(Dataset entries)
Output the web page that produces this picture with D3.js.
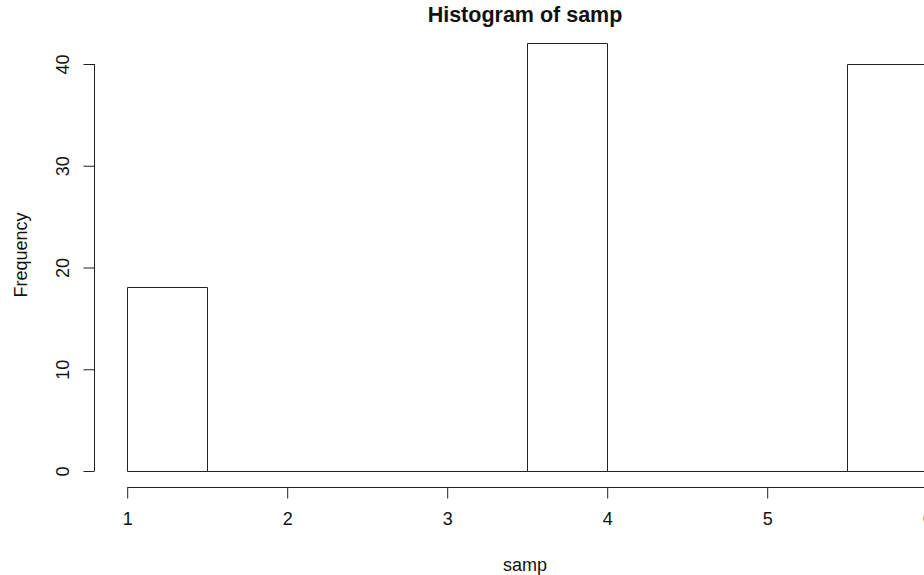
<!DOCTYPE html>
<html>
<head>
<meta charset="utf-8">
<script src="https://cdn.jsdelivr.net/npm/d3@7"></script>
<style>
  body { margin: 0; background: #fff; }
  svg { display: block; }
</style>
</head>
<body>
<svg></svg>
<script>
// histogram of samp, bins of width 0.5
var binStarts = [1, 1.5, 2, 2.5, 3, 3.5, 4, 4.5, 5, 5.5];
var binWidth = 0.5;
var counts = [18, 0, 0, 0, 0, 42, 0, 0, 0, 40];
var xTicks = [1, 2, 3, 4, 5, 6];
var yTicks = [0, 10, 20, 30, 40];

var width = 924, height = 575;
var font = '"Liberation Sans", Arial, sans-serif';
var ink = '#222';

var svg = d3.select('svg')
            .attr('width', width)
            .attr('height', height);

var xScale = d3.scaleLinear().domain([1, 6]).range([126.7, 926.7]);
var yScale = d3.scaleLinear().domain([0, 40]).range([470.5, 63.5]);

// bars as closed paths so empty bins still show on the baseline, like R
svg.selectAll('path.bar')
  .data(counts)
  .enter()
    .append('path')
    .attr('class', 'bar')
    .attr('d', (d, i) => {
      var x0 = Math.round(xScale(binStarts[i])) + 0.5;
      var x1 = Math.round(xScale(binStarts[i] + binWidth)) + 0.5;
      var y0 = Math.round(yScale(0)) + 0.5;
      var y1 = Math.round(yScale(d)) + 0.5;
      return `M${x0},${y0}V${y1}H${x1}V${y0}Z`;
    })
    .attr('fill', 'none')
    .attr('stroke', ink)
    .attr('stroke-width', 1);

// x axis
var xAxis = d3.axisBottom(xScale).tickValues(xTicks).tickSize(11).tickPadding(14).tickFormat(d3.format('d'));
var gx = svg.append('g')
  .attr('transform', 'translate(0.5,487.5)')
  .call(xAxis);
gx.select('.domain').attr('d', `M${xScale(1)},0H${xScale(6)}`);

// y axis
var yAxis = d3.axisLeft(yScale).tickValues(yTicks).tickSize(11).tickFormat(d3.format('d'));
var gy = svg.append('g')
  .attr('transform', 'translate(94.5,0.5)')
  .call(yAxis);
gy.select('.domain').attr('d', `M0,${yScale(0)}V${yScale(40)}`);
gy.selectAll('.tick text')
  .attr('x', 0)
  .attr('dy', 0)
  .attr('transform', 'translate(-26,0) rotate(-90)')
  .style('text-anchor', 'middle');

svg.selectAll('.domain, .tick line').attr('stroke', ink);
svg.selectAll('.tick text')
  .attr('fill', '#111')
  .style('font-family', font)
  .style('font-size', '18px');

// labels
svg.append('text')
  .attr('x', 525)
  .attr('y', 22)
  .style('text-anchor', 'middle')
  .style('font-family', font)
  .style('font-weight', 'bold')
  .style('font-size', '21.5px')
  .attr('fill', '#111')
  .text('Histogram of samp');

svg.append('text')
  .attr('x', 525)
  .attr('y', 571)
  .style('text-anchor', 'middle')
  .style('font-family', font)
  .style('font-size', '18px')
  .attr('fill', '#111')
  .text('samp');

svg.append('text')
  .attr('transform', 'translate(27,255) rotate(-90)')
  .style('text-anchor', 'middle')
  .style('font-family', font)
  .style('font-size', '18px')
  .attr('fill', '#111')
  .text('Frequency');
</script>
</body>
</html>
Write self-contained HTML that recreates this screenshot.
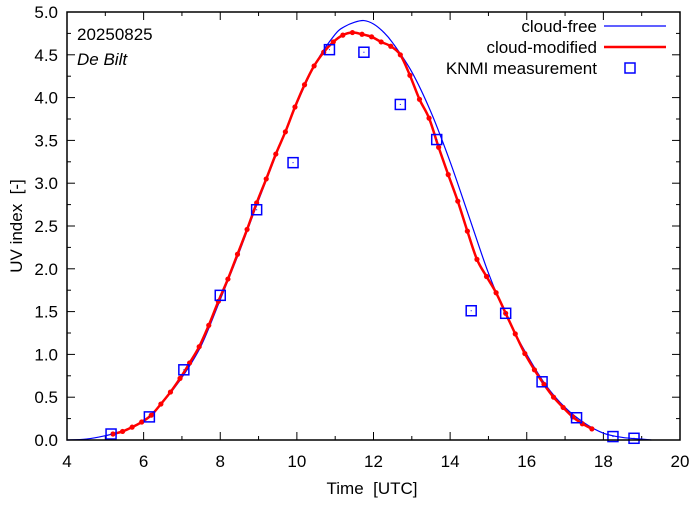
<!DOCTYPE html>
<html><head><meta charset="utf-8"><style>
body{margin:0;background:#fff}
svg text{font-family:"Liberation Sans",sans-serif;font-size:17px;fill:#000;white-space:pre}
</style></head><body>
<svg id="c" width="694" height="501"></svg>
<script>
const cfT=[4.0,4.5,5.0,5.5,6.0,6.5,7.0,7.5,8.0,8.5,9.0,9.5,10.0,10.5,11.0,11.25,11.5,11.75,12.0,12.25,12.5,13.0,13.5,14.0,14.5,15.0,15.5,16.0,16.5,17.0,17.5,18.0,18.5,19.0,19.25];
const cfV=[0,0.01,0.05,0.11,0.22,0.44,0.73,1.10,1.64,2.2,2.8,3.38,3.93,4.41,4.74,4.83,4.88,4.9,4.86,4.77,4.64,4.3,3.83,3.25,2.6,1.95,1.42,1.0,0.64,0.38,0.2,0.08,0.03,0.01,0];
const cmStart=5.2, cmStep=0.25;
const cmV=[0.07,0.10,0.15,0.21,0.29,0.42,0.56,0.72,0.90,1.09,1.34,1.62,1.88,2.17,2.46,2.77,3.05,3.34,3.6,3.89,4.15,4.37,4.53,4.65,4.73,4.76,4.74,4.71,4.65,4.6,4.5,4.26,3.98,3.76,3.42,3.1,2.79,2.44,2.11,1.91,1.72,1.48,1.24,1.01,0.82,0.65,0.50,0.38,0.27,0.19,0.13];
const msT=[5.15,6.15,7.05,8.0,8.95,9.9,10.85,11.75,12.7,13.65,14.55,15.45,16.4,17.3,18.25,18.8];
const msV=[0.07,0.27,0.82,1.69,2.69,3.24,4.56,4.53,3.92,3.51,1.51,1.48,0.68,0.26,0.04,0.02];
const xTicks=[4,6,8,10,12,14,16,18,20];
const yTicks=["0.0","0.5","1.0","1.5","2.0","2.5","3.0","3.5","4.0","4.5","5.0"];
const L=67,R=680,T=12,B=440;
const X=t=>L+(t-4)/16*(R-L), Y=v=>B-v/5*(B-T);
const svg=document.getElementById('c'),NS='http://www.w3.org/2000/svg';
function mk(tag,a,p){const e=document.createElementNS(NS,tag);for(const k in a)e.setAttribute(k,a[k]);(p||svg).appendChild(e);return e;}
function smooth(pts){let d='M'+pts[0][0]+','+pts[0][1];for(let i=0;i<pts.length-1;i++){const p0=pts[Math.max(0,i-1)],p1=pts[i],p2=pts[i+1],p3=pts[Math.min(pts.length-1,i+2)];d+='C'+(p1[0]+(p2[0]-p0[0])/6)+','+(p1[1]+(p2[1]-p0[1])/6)+' '+(p2[0]-(p3[0]-p1[0])/6)+','+(p2[1]-(p3[1]-p1[1])/6)+' '+p2[0]+','+p2[1];}return d;}
const g=mk('g',{stroke:'#000','stroke-width':1});


for(let h=4;h<=20;h++){const x=X(h),len=h%2==0?8:4;mk('line',{x1:x,y1:B,x2:x,y2:B-len},g);mk('line',{x1:x,y1:T,x2:x,y2:T+len},g);}
for(let k=0;k<=20;k++){const y=Y(k*0.25),len=k%2==0?8:4;mk('line',{x1:L,y1:y,x2:L+len,y2:y},g);mk('line',{x1:R,y1:y,x2:R-len,y2:y},g);}
xTicks.forEach(v=>{const t=mk('text',{x:X(v),y:B+27,'text-anchor':'middle'});t.textContent=v;

});
yTicks.forEach(s=>{const t=mk('text',{x:L-9,y:Y(parseFloat(s))+6,'text-anchor':'end'});t.textContent=s;

});
const cf=mk('path',{d:smooth(cfT.map((t,i)=>[X(t),Y(cfV[i])])),fill:'none',stroke:'#0000ff','stroke-width':1.2});


const cmPts=cmV.map((v,i)=>[X(cmStart+i*cmStep),Y(v)]);
const cm=mk('path',{d:smooth(cmPts),fill:'none',stroke:'#ff0000','stroke-width':2.5});


cmPts.forEach(p=>{const c=mk('circle',{cx:p[0],cy:p[1],r:2.6,fill:'#ff0000'});

});
msT.forEach((t,i)=>{const x=X(t),y=Y(msV[i]);const r=mk('rect',{x:x-5,y:y-5,width:10,height:10,fill:'none',stroke:'#0000ff','stroke-width':1.5});


mk('rect',{x:x-0.5,y:y-0.5,width:1,height:1,fill:'#0000ff'});});
const f=mk('rect',{x:L,y:T,width:R-L,height:B-T,fill:'none',stroke:'#000','stroke-width':1.5});


</script>
<svg width="694" height="501" style="position:absolute;left:0;top:0">
<text x="77" y="40">20250825</text>
<text x="77" y="65" font-style="italic">De Bilt</text>
<g>
<text x="597" y="32" text-anchor="end">cloud-free</text>
<line x1="604" y1="26" x2="666" y2="26" stroke="#0000ff" stroke-width="1.2"/>
<text x="597" y="53" text-anchor="end">cloud-modified</text>
<line x1="604" y1="47" x2="666" y2="47" stroke="#ff0000" stroke-width="2.5"/>
<text x="597" y="74" text-anchor="end">KNMI measurement</text>
<rect x="625" y="63" width="10" height="10" fill="none" stroke="#0000ff" stroke-width="1.5"/>
</g>
<text x="372" y="494" text-anchor="middle">Time  [UTC]</text>
<text transform="translate(22,226) rotate(-90)" text-anchor="middle">UV index  [-]</text>
</svg>
</body></html>
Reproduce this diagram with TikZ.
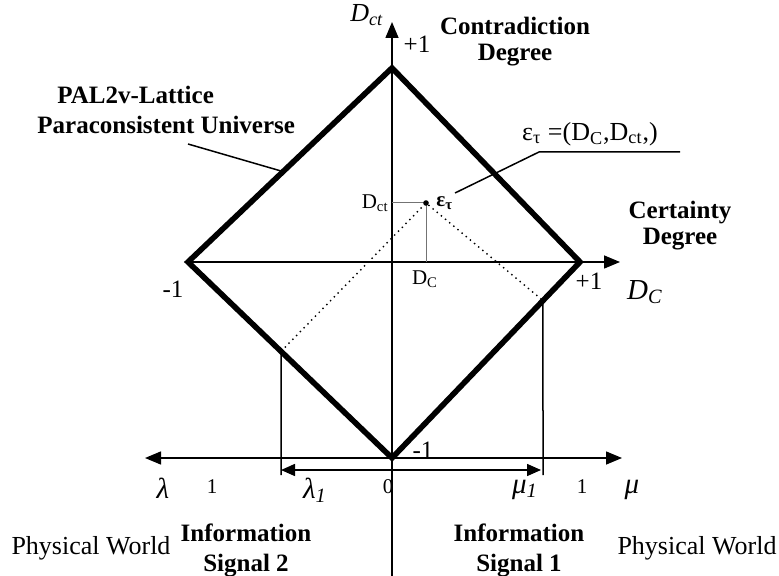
\documentclass[tikz,border=0pt]{standalone}
\usepackage{fontspec}
\setmainfont{Liberation Serif}
\usetikzlibrary{arrows.meta,positioning,calc}

\begin{document}
\begin{tikzpicture}[x=0.5pt, y=-0.5pt, >={Triangle[length=8pt,width=6.5pt]}]
    % Define styles for lines and labels
    \tikzstyle{lattice} = [line width=2.8pt, line join=miter]
    \tikzstyle{axis} = [line width=0.75pt]
    \tikzstyle{guide} = [line width=0.5pt, black!55]
    \tikzstyle{heading} = [font=\fontsize{12.5}{13}\selectfont\bfseries, align=center, inner sep=0pt]
    \tikzstyle{plain} = [font=\fontsize{13}{15}\selectfont, inner sep=0pt]
    \tikzstyle{greek} = [font=\fontsize{14.5}{16}\selectfont, inner sep=0pt]
    \tikzstyle{value} = [font=\fontsize{12.5}{14}\selectfont, inner sep=0pt]
    \tikzstyle{small} = [font=\fontsize{10.5}{12}\selectfont, inner sep=0pt]

    \useasboundingbox (0,0) rectangle (779,576);

    % Corners of the lattice and the state point
    \coordinate (top) at (392,68);
    \coordinate (left) at (188,262);
    \coordinate (right) at (580,262);
    \coordinate (bottom) at (392,458);
    \coordinate (eps) at (426,203);

    % Axis ends
    \coordinate (ctFoot) at (392,576);
    \coordinate (ctTip) at (392,22);
    \coordinate (cTip) at (620,262);
    \coordinate (lamEnd) at (145,458);
    \coordinate (muEnd) at (622,458);

    % Axes
    \draw[axis,->] (ctFoot) -- (ctTip);
    \draw[axis,->] (left) -- (cTip);
    \draw[axis,<->] (lamEnd) -- (muEnd);

    % Lattice
    \draw[lattice] (top) -- (right) -- (bottom) -- (left) -- cycle;

    % Projections of the state point
    \coordinate (ctProj) at (392,203);
    \coordinate (cProj) at (426,262);
    \draw[guide] (ctProj) -- (eps) -- (cProj);
    \fill (eps) circle (1.4pt);

    \coordinate (lamEdge) at ($(left)!0.456!(bottom)$);
    \coordinate (muEdge) at ($(right)!0.197!(bottom)$);
    \coordinate (lamFoot) at (281,475);
    \coordinate (muFoot) at (543,475);
    \draw[dotted, line width=0.7pt] (lamEdge) -- (eps) -- (muEdge);
    \draw[axis] (lamEdge) -- (lamFoot);
    \draw[axis] (muEdge) -- (muFoot);

    \coordinate (lamTip) at (281,470);
    \coordinate (muTip) at (541,470);
    \draw[axis,<->,>={Triangle[length=7pt,width=6pt]}] (lamTip) -- (muTip);

    % Leaders
    \coordinate (palLead) at (188,144);
    \coordinate (palEdge) at ($(left)!0.466!(top)$);
    \draw[axis] (palLead) -- (palEdge);
    \coordinate (epsLeadA) at (455,193);
    \coordinate (epsLeadB) at (539,152);
    \coordinate (epsLeadC) at (680,152);
    \draw[axis] (epsLeadA) -- (epsLeadB) -- (epsLeadC);

    % Headings
    \node[heading] (contra) at (515,42) {Contradiction\\Degree};
    \node[heading] (certainty) at (680,226) {Certainty\\Degree};
    \node[heading, align=left, anchor=west] (palLabel) at (37,110) {\hspace*{10pt}PAL2v-Lattice\\[2pt]Paraconsistent Universe};
    \node[heading] (signalTwo) at (246,550) {Information\\[2pt]Signal 2};
    \node[heading] (signalOne) at (519,550) {Information\\[2pt]Signal 1};
    \node[plain] (worldLeft) at (91,548) {Physical World};
    \node[plain] (worldRight) at (697,548) {Physical World};

    % Axis labels
    \node[plain] (ctName) at (367,15) {\textit{D}\textsubscript{\textit{ct}}};
    \node[greek] (cName) at (645,292) {\textit{D}\textsubscript{\textit{C}}};
    \node[value] (ctPlus) at (417,44) {+1};
    \node[value] (cPlus) at (589,281) {+1};
    \node[value] (cMinus) at (173,289) {-1};
    \node[value] (ctMinus) at (423,450) {-1};

    % State point labels
    \node[small, anchor=east] (ctValue) at (389,203) {D\textsubscript{ct}};
    \node[small] (cValue) at (425,279) {D\textsubscript{C}};
    \node[small, anchor=west] (epsName) at (436,203) {\textbf{ε\textsubscript{τ}}};
    \node[plain] (epsDef) at (590,134) {ε\textsubscript{τ} =(D\textsubscript{C},D\textsubscript{ct},)};

    % Signal axis labels
    \node[greek] (lamName) at (163,488) {\textit{λ}};
    \node[small] (lamOne) at (212,487) {1};
    \node[greek] (lamValue) at (315,490) {\textit{λ\textsubscript{1}}};
    \node[small] (zero) at (388,487) {0};
    \node[greek] (muValue) at (525,490) {\textit{μ\textsubscript{1}}};
    \node[small] (muOne) at (582,487) {1};
    \node[greek] (muName) at (632,490) {\textit{μ}};
\end{tikzpicture}
\end{document}
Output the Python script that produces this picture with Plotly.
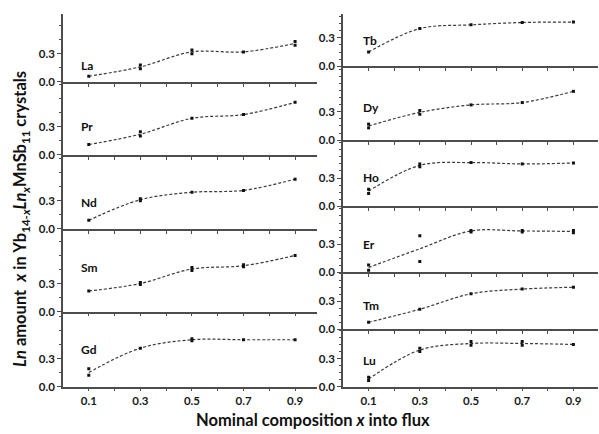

#### WHAT THE TASK ASKS
Leave out the pictures and restate, word for word, the lines from the top of the data through the line containing "d3.scaleLinear().domain([0, 40]).range([470.5, 63.5]);", both included.

#### WRITTEN RESPONSE
Output the web page that produces this picture with D3.js.
<!DOCTYPE html>
<html>
<head>
<meta charset="utf-8">
<script src="https://cdn.jsdelivr.net/npm/d3@7"></script>
<style>
  body { margin: 0; background: #fff; }
  svg { display: block; }
</style>
</head>
<body>
<svg></svg>
<script>
// histogram of samp, bins of width 0.5
var binStarts = [1, 1.5, 2, 2.5, 3, 3.5, 4, 4.5, 5, 5.5];
var binWidth = 0.5;
var counts = [18, 0, 0, 0, 0, 42, 0, 0, 0, 40];
var xTicks = [1, 2, 3, 4, 5, 6];
var yTicks = [0, 10, 20, 30, 40];

var width = 924, height = 575;
var font = '"Liberation Sans", Arial, sans-serif';
var ink = '#222';

var svg = d3.select('svg')
            .attr('width', width)
            .attr('height', height);

var xScale = d3.scaleLinear().domain([1, 6]).range([126.7, 926.7]);
var yScale = d3.scaleLinear().domain([0, 40]).range([470.5, 63.5]);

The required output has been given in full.